The Evidence. At 5 a.m. on the morning of March 10, a phone call awoke Dr. Teply. It was the Interior Ministry: Would he go immediately to the Foreign

Office? Upon arrival, Teply was taken to the courtyard, where he saw a body sprawled out under a blanket. A security agent pulled back the cover, and Teply, with a shock, recognized the pajama-clad corpse of Dr. Masaryk. "I ordered one of the policemen to open the pajamas, and noticed all over the body traces of blows and scratches that appeared to be marks of violence. I saw in the nape of the neck the mark of a wound, probably made by a projectile of 7.65-mm. caliber. I thought: 'This is infamous, a bestial assassination.' "

In his cursory examination (the light was dim), Teply found also that the heel bones were broken, apparently beaten "repeatedly, with a very heavy instrument, for example a hammer." Masaryk's hands were also marked as though he had fought desperately before death.

The body was carried back to Masaryk's apartment, with Dr. Teply following. As he passed into the building, a black automobile drew up; out stepped Vaclav Nosek, Himmler of the Red Czech regime, and Dr. Vladimir Clementis, Deputy Foreign Minister (later arrested as a Western agent). They hurried into an elevator and got to Masaryk's apartment before Teply.

By the time Teply got there, they were already at work, trying to rearrange the heavy furniture and ornate rugs in the study, which showed signs of a struggle. Nosek was putting together a footstool which had a leg smashed off. Masaryk's bedroom was a shambles. The bedside table was topsy-turvy, a shattered cup and jug lay alongside, the bed was scrambled. Nosek smoothed the bed, and bearers brought in Masaryk's body. Then Interior Minister Nosek went to the window, stared into the courtyard and muttered gravely: "Suicide." Teply indiscreetly disagreed with Nosek, who ordered him to get back to Masaryk's study and stay there.

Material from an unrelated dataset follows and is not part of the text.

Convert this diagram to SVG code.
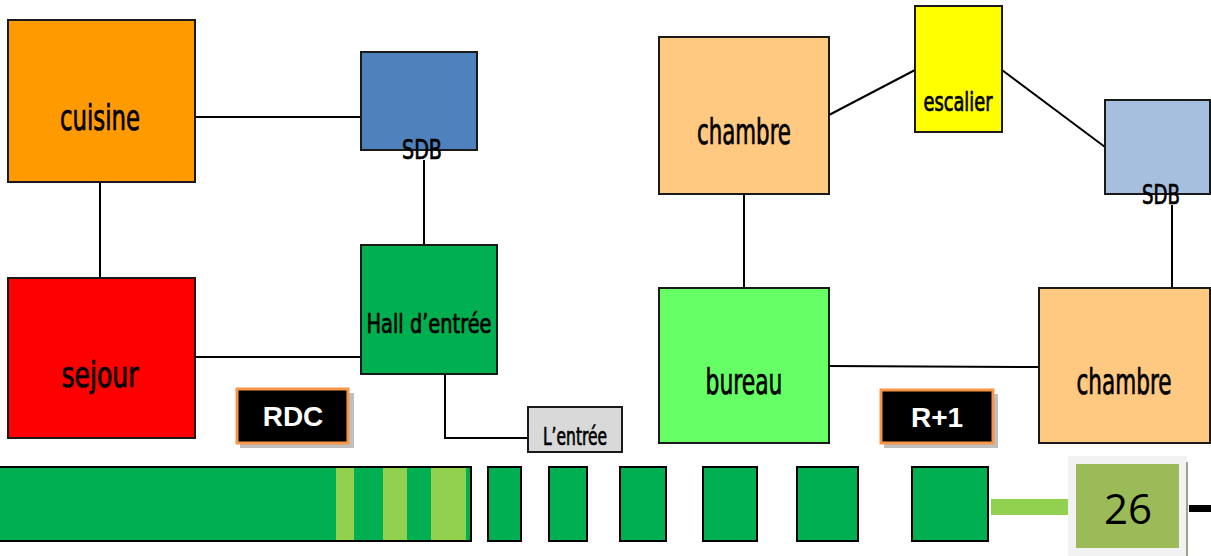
<svg xmlns="http://www.w3.org/2000/svg" width="1211" height="556" viewBox="0 0 1211 556">
<style>
.n{stroke:#1a1a1a;stroke-width:2}
.t{font-family:"DejaVu Sans Condensed","Liberation Sans Narrow",sans-serif;fill:#000;stroke:#000;stroke-width:0.7;text-anchor:middle}
.big{font-size:35px}
.mid{font-size:26px}
.sm{font-size:24px}
.c{stroke:#000;stroke-width:2;fill:none}
.lab{fill:#000;stroke:#F79646;stroke-width:3}
.sh{fill:#BFBFBF}
.lt{font-family:"Liberation Sans",Arial,sans-serif;font-weight:bold;font-size:28px;fill:#fff;text-anchor:middle}
.bar{fill:#00B050;stroke:#000;stroke-width:2}
.str{fill:#92D050}
</style>
<rect width="1211" height="556" fill="#fff"/>
<g id="connectors">
<line class="c" x1="195" y1="117" x2="361" y2="117"/>
<line class="c" x1="100" y1="182" x2="100" y2="278"/>
<line class="c" x1="424" y1="160" x2="424" y2="245"/>
<line class="c" x1="195" y1="357" x2="361" y2="357"/>
<polyline class="c" points="445,374 445,438 528,438"/>
<line class="c" x1="829" y1="115" x2="915" y2="70"/>
<line class="c" x1="1002" y1="70" x2="1105" y2="147"/>
<line class="c" x1="744" y1="194" x2="744" y2="288"/>
<line class="c" x1="829" y1="366" x2="1039" y2="367"/>
<line class="c" x1="1172" y1="205" x2="1172" y2="288"/>
</g>
<g id="cuisine"><rect class="n" x="8" y="20" width="187" height="162" fill="#FF9A00"/><text class="t big" x="100" y="130" textLength="80" lengthAdjust="spacingAndGlyphs">cuisine</text></g>
<g id="sdb1"><rect class="n" x="361" y="52" width="116" height="98" fill="#4F81BD"/><text class="t mid" x="422" y="159" textLength="40" lengthAdjust="spacingAndGlyphs">SDB</text></g>
<g id="sejour"><rect class="n" x="8" y="278" width="187" height="160" fill="#FF0000"/><text class="t big" x="100" y="387" textLength="77" lengthAdjust="spacingAndGlyphs">sejour</text></g>
<g id="hall"><rect class="n" x="361" y="245" width="136" height="129" fill="#00B050"/><text class="t mid" x="429" y="333" textLength="125" lengthAdjust="spacingAndGlyphs">Hall d’entrée</text></g>
<g id="entree"><rect class="n" x="528" y="407" width="94" height="45" fill="#D9D9D9"/><text class="t sm" x="575" y="445" textLength="64" lengthAdjust="spacingAndGlyphs">L’entrée</text></g>
<g id="rdc"><rect class="sh" x="240" y="393" width="114" height="55"/><rect class="lab" x="237" y="389" width="111" height="54"/><text class="lt" x="293" y="426">RDC</text></g>
<g id="chambre1"><rect class="n" x="659" y="37" width="170" height="157" fill="#FFC982"/><text class="t big" x="744" y="144" textLength="94" lengthAdjust="spacingAndGlyphs">chambre</text></g>
<g id="escalier"><rect class="n" x="915" y="6" width="87" height="126" fill="#FFFF00"/><text class="t mid" x="958" y="111" textLength="69" lengthAdjust="spacingAndGlyphs">escalier</text></g>
<g id="sdb2"><rect class="n" x="1105" y="100" width="105" height="94" fill="#A7BFDE"/><text class="t mid" x="1161" y="204" textLength="38" lengthAdjust="spacingAndGlyphs">SDB</text></g>
<g id="bureau"><rect class="n" x="659" y="288" width="170" height="155" fill="#66FF66"/><text class="t big" x="744" y="394" textLength="77" lengthAdjust="spacingAndGlyphs">bureau</text></g>
<g id="chambre2"><rect class="n" x="1039" y="288" width="171" height="155" fill="#FFC982"/><text class="t big" x="1124" y="394" textLength="95" lengthAdjust="spacingAndGlyphs">chambre</text></g>
<g id="r1"><rect class="sh" x="884" y="394" width="114" height="54"/><rect class="lab" x="881" y="390" width="112" height="53"/><text class="lt" x="937" y="427">R+1</text></g>
<g id="footer">
<rect class="bar" x="-2" y="467" width="473" height="74"/>
<rect class="str" x="336" y="468" width="18" height="72"/>
<rect class="str" x="383" y="468" width="24" height="72"/>
<rect class="str" x="431" y="468" width="35" height="72"/>
<rect class="bar" x="488" y="467" width="33" height="74"/>
<rect class="bar" x="549" y="467" width="38" height="74"/>
<rect class="bar" x="620" y="467" width="46" height="74"/>
<rect class="bar" x="703" y="467" width="54" height="74"/>
<rect class="bar" x="797" y="467" width="61" height="74"/>
<rect class="bar" x="912" y="467" width="76" height="74"/>
<rect x="991" y="499" width="77" height="16" fill="#92D050"/>
<rect x="1068" y="456" width="119" height="100" fill="#F2F2F2"/>
<rect x="1186" y="462" width="2" height="94" fill="#A0A090"/>
<rect x="1076" y="464" width="103" height="84" fill="#9BBB59"/>
<text x="1128" y="524" font-family="'Open Sans','Liberation Sans',sans-serif" font-size="42" fill="#000" text-anchor="middle">26</text>
<rect x="1189" y="505" width="22" height="7" fill="#000"/>
</g>
</svg>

The Visitor. Twenty minutes later a man in civilian clothes, carrying a towel on his arm, entered the apartment, said something in a low voice to Clementis and Nosek, walked toward the bedroom. When a policeman barred the way, the newcomer, reported Teply, said in Russian: "Don't be stupid, fellow, let me pass." The visitor remained alone with Masaryk's body half an hour. Then, concluded Teply, Nosek called all in the apartment together and warned them: they had not "seen or heard a thing."

What happened to Dr. Teply? Three or four months later, Sulzberger reports, he died in Prague police headquarters. He had accidentally taken, it was said, a "wrong injection."